THE UNITED STATES, Plaintiff-Appellee, v. CRISPINA GANZON, Defendant-Appellant.

Alfredo Chicote for Appellant.

Attorney-General Avanceña for Appellee.

SYLLABUS


1. "INJURIAS GRAVES" ; WHEN INSULTING LANGUAGE DOES NOT CONSTITUTE. — The use of insulting language in the course of a wordy brawl is a misdemeanor, and does not constitute the crime of injurias graves (grave insults) when there is reason to believe that the offensive language was not intended to be taken in its literal sense. and that neither of the parties so understood it.


D E C I S I O N


CARSON, J.:


This is an appeal from a judgment of the Court of First Instance of Bataan, convicting the defendant and appellant of the crime of injurias graves (grave insults), and sentencing her to six months and one day of destierro, whereby she is denied the right to approach within a radius of twenty-five kilometers [from] the municipal building of the town of Abucay, and further to pay a fine of 225 pesetas and the costs of the trial.

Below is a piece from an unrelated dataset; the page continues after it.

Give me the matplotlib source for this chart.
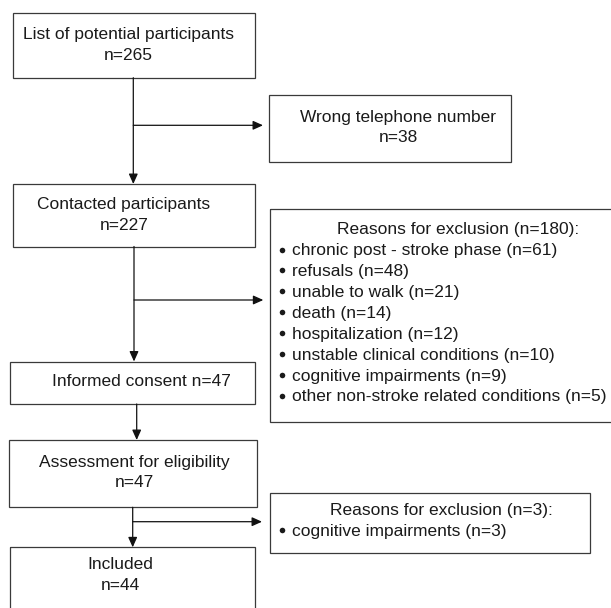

After a careful review of all the evidence of record we think it is clear that the defendant, a woman who kept a tienda in her native town, had a bitter altercation with the complaining witness of this case, a woman named Maximina Mina; that in the course of this quarrel offensive and scurrilous epithets were hurled by each of the parties against the other in the heat of passion and without taking thought of the highly offensive character of the language used. We are satisfied that this offensive language was not intended to be taken in its literal sense, and that neither of the parties so understood it. They seem simply to have searched their memories for insulting and offensive expressions by which they could relieve their feelings of rage and animosity. Doubtless if some of the language used were deliberately applied by one woman with reference to another, it would constitute the grave insults (injurias graves) mentioned in the statute, but we think that used as this language was, without any reference to its real meaning and under all the circumstances, it should be treated rather as language constituting the misdemeanor defined and penalized in article 589 of the Penal Code.

The conduct of which this defendant was shown to be guilty amounted, to our mind, to a mere misdemeanor, and the charges against her should properly have been brought in the court of the justice of the peace.

We conclude therefore that the judgment convicting her of the crime of injurias graves should be reversed, and in lieu thereof we find her guilty of the misdemeanor defined in article 589, subsection 1, and sentence her to pay a fine of 25 pesetas, with the costs of both instances de oficio except that defendant will be required to pay the costs of a juicio verbal, that is to say, the legal costs taxed in all cases of conviction upon a prosecution for misdemeanor in the courts of the justices of the peace. So ordered.

Arellano, C.J., Torres, Johnson, Moreland, Trent and Araullo, JJ., concur.